Recall the definition of a basis:

1. \forall x\in X, there is B\in \mathcal{B} such that x\in B
2. \forall B_1,B_2\in \mathcal{B}, \forall x\in B_1\cap B_2, there is B_3\in \mathcal{B} such that x\in B_3\subseteq B_1\cap B_2

First, we want to show that \mathcal{C} satisfies the first property.

Take x\in X. Since X\in \mathcal{T}, we can apply the given condition ($ \forall U\in \mathcal{T}, \exists C\in \mathcal{C} \text{ such that } U\subseteq C $) to get C\in \mathcal{C} such that x\in C\subseteq X.

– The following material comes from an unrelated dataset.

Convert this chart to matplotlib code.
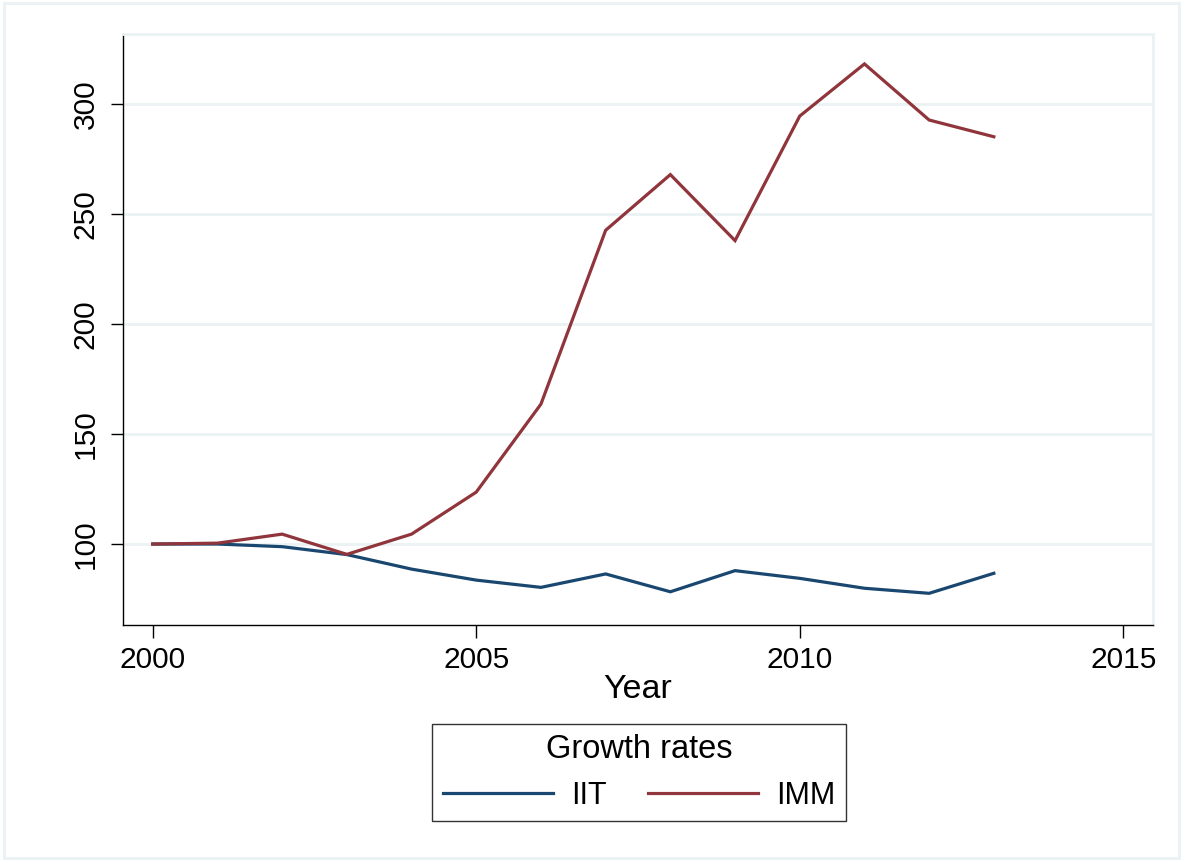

Next, we want to show that \mathcal{C} satisfies the second property.

Let C_1,C_2\in \mathcal{C} and x\in C_1\cap C_2. Since C_1,C_2\in \mathcal{T}, by the definition of \mathcal{T}, we have U=C_1\cap C_2\in \mathcal{T}.

We can apply the given condition to get C_3\in \mathcal{C} such that x\in C_3\subseteq U=C_1\cap C_2.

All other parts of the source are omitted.